Vitalik Buterin, the co-founder of Ethereum (ETH), has again taken to Twitter to warn against naive bullishness in the decentralized finance (DeFi) sector, comparing the economics of yield farming tokens to the Federal Reserve’s money printing.
Yield farming - providing liquidity to earn interest in the form of tokens - has taken the crypto community by storm and sparked the DeFi boom.
However, Buterin highlighted the aggressive supply inflation of many governance tokens, saying this puts downward pressure on the prices of “coins that are getting printed nonstop to pay the liquidity providers.”
Seriously, the sheer volume of coins that needs to be printed nonstop to pay liquidity providers in these 50-100%/year yield farming regimes makes major national central banks look like they're all run by Ron Paul.
Buterin is not alone in his assessment of these inflationary aspects of the DeFi sector, with Twitter user ‘Larrypc’ likening yield farming to “a giant Ponzi scheme.”

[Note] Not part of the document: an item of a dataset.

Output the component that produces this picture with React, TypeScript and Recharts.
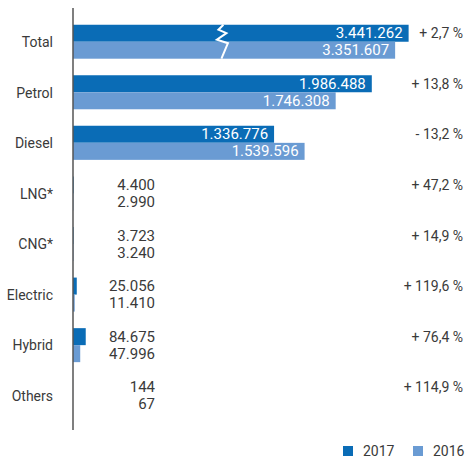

Not everyone is a skeptic, with investor David Lach responding: “If you see those printed coins as new cryptocurrencies (like BTC, ETH etc.) then yes, it's insane. But if you see them as equity in new crypto startups/projects that generate cash-flows, it's not that crazy. There will always be new startups with real potential in crypto.”
But Buterin countered that he sees “no plausible path” for many projects to generate cash flow, emphasizing the need for fee-generating applications to sustain a project over the longer term:
So far the only strategy toward generating long-term fees that I see is some kind of weird financial attack to grab liquidity and steal network effect from Uniswap. And I'm pessimistic on that strategy.
Buterin’s comments come in the light of decentralized exchange and yield farming platform SushiSwap exploding in popularity over the weekend owing to an aggressive governance token distribution strategy intended to incentivize early users, with 10 times the base rate of 100 SUSHI per block set to be paid out to liquidity providers.
The yield farming frenzy has reignited concerns regarding Ethereum’s scaling capacity, with the complex smart contract executions underpinning the transactions of many DeFi projects resulting in fees in triple-figures to perform basic operations.
The decentralized exchange (DEX) for ERC-20 tokens, Uniswap, has emerged as the network’s largest source of gas fees — driving roughly $7 million in fees over just the past month.